Reinforcement Learning is based on the idea of trial and error, where the agent improves its performance by continuously exploring the environment and learning from its past actions. It is widely used in robotics, game playing, autonomous vehicles, recommendation systems, and more.
Main Components of Reinforcement Learning
Agent
The agent is the learner or decision-maker. It performs actions in the environment to achieve a goal. The agent chooses actions based on a policy.
Example: A robot learning to walk or a program learning to play chess.
Environment
The environment is everything outside the agent. It provides the state to the agent and gives a reward after each action. The environment reacts to the agent’s actions and changes accordingly.
Example: A grid maze, a game board, or a traffic system.
Policy (π)
A policy is the agent’s strategy or rule for selecting actions. It can be deterministic (fixed action for each state) or stochastic (probability-based). The goal of the agent is to find the optimal policy that gives the maximum reward over time.
Example: “If traffic light is red, then stop.”
State (s)
A state is the current situation or condition of the agent in the environment. It contains all the necessary information for decision-making. The state changes when the agent takes an action.
Example: The location of the agent in a maze or the score in a game.
Reward (R)
A reward is a numeric value that the agent receives after performing an action. It tells the agent how good or bad its action was. The main objective of the agent is to maximize the total cumulative reward.

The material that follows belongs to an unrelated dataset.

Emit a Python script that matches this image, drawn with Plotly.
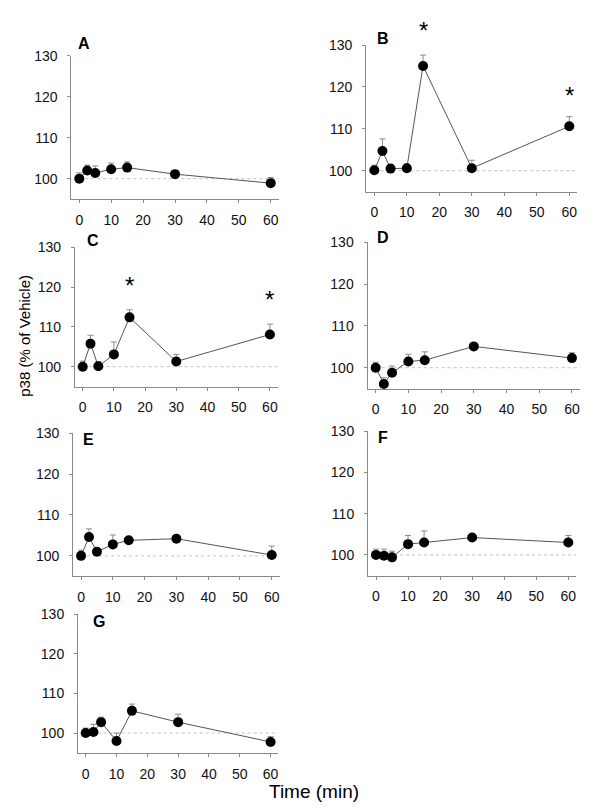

Example: +10 for winning a game, -1 for losing a life.
Working Process of Reinforcement Learning
- The agent observes the current state from the environment.
- It takes an action based on its policy.
- The environment responds by giving a reward and a new state.
- The agent uses this feedback to update its policy for better future decisions.
RL Interaction Diagram
[Agent] → performs Action → [Environment]
← gets Reward & New State ←